= Catherine Dunn (school administrator) =

American academic administrator

Sister Catherine Dunn, BVM, is a former President of Clarke College in Dubuque, Iowa. She was named the 14th President of the school on January 27, 1984. She retired on June 30, 2006.

Dunn earned her undergraduate and graduate degrees from Arizona State University. She then joined Clarke College as a member of the education faculty. She would remain in that post until 1979, when she became the school's Vice President of Institutional Advancement. Clarke College named Dunn the school's 14th President on January 27, 1984.

One of the first major challenges that Dunn faced came on May 17, 1984, when a fire destroyed four of the historic buildings on campus. Dunn oversaw the reconstruction of the buildings, which was completed in 1986. The Council for the Advancement and Support of Education gave her its silver award in 1985, and its bronze award in 1986 for her leadership during and following the fire.

Dunn has served on the National Association of Independent Colleges and Universities, the Council of Independent Colleges (CIC), the Council for the Advancement and Support of Education, the Iowa College Foundation (ICF), and the Iowa Association of Independent Colleges and Universities (IAICU). In 1989 Dunn was also named to the Iowa Transportation Commission, and in 1994 was named the first female chair of the commission. Dunn also served on the boards of the Junior Achievement of the Tri-States, the Dubuque Area Chamber of Commerce, American Trust and Savings Bank, and the Tri-State Community Health Center.

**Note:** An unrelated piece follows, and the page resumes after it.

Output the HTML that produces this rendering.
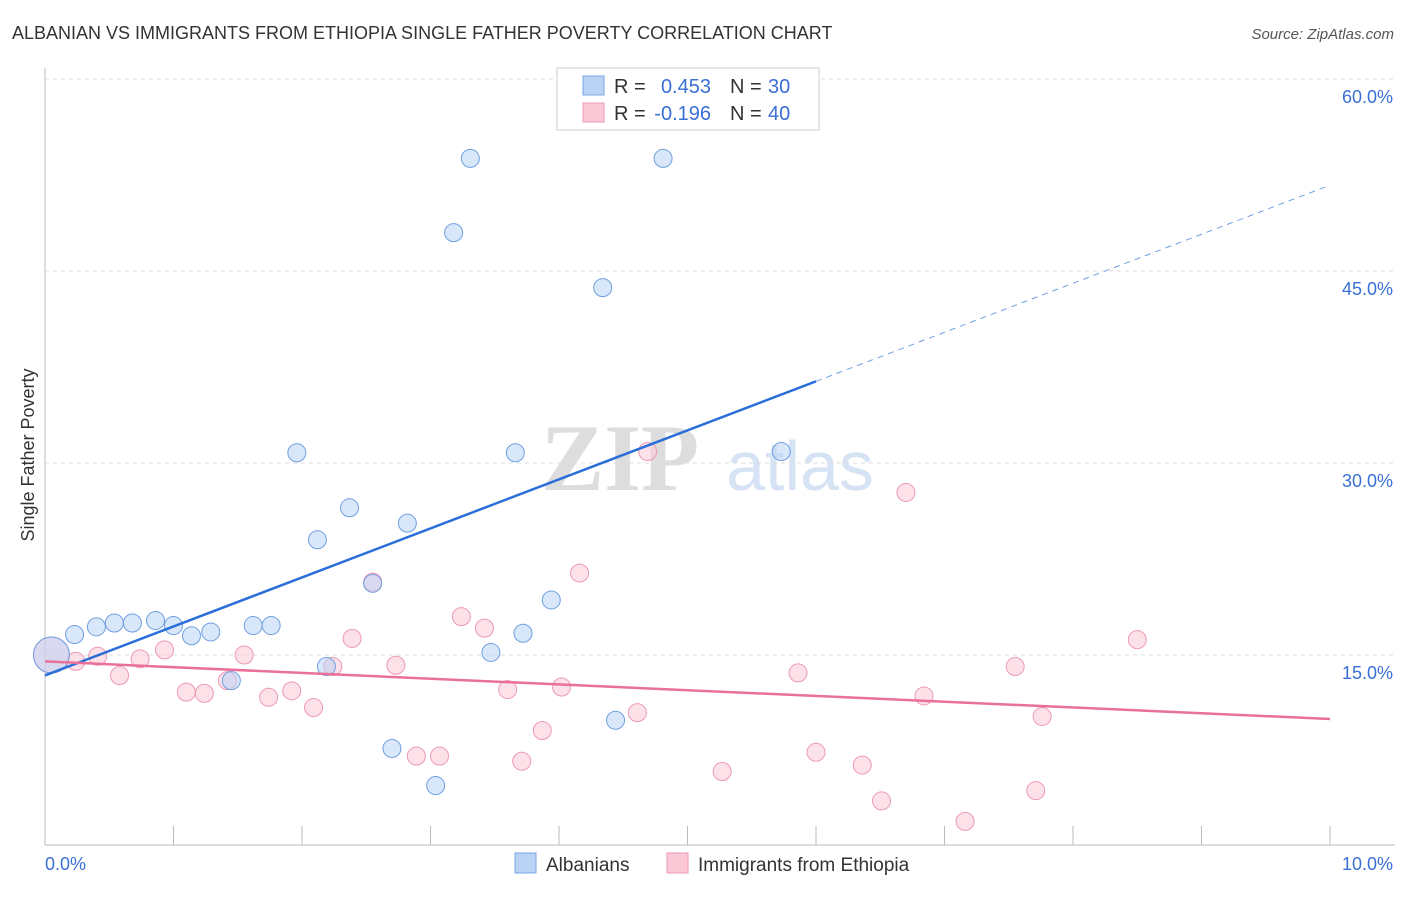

Dunn has also received numerous honors and awards during her career. The Telegraph Herald gave her its "First Citizen" award in 1986. The Dubuque Chamber of Commerece awarded her the Distinguished Civic Service Award in 1993. She received the Dubuque Jaycee's 1996 Gilbert Chavanelle Award. In 2000 the Des Moines Register named her as one of the 50 most influential Iowans. Dunn holds honorary degrees from Loras College, Mount St. Clare College (today Ashford University), the University of Dubuque, and St. Ambrose University.

Early in 2006 Dunn announced that she was planning to step down from her post. Joanne Burrows, SC (Sisters of Charity) PhD succeeded her as president on July 1, 2006.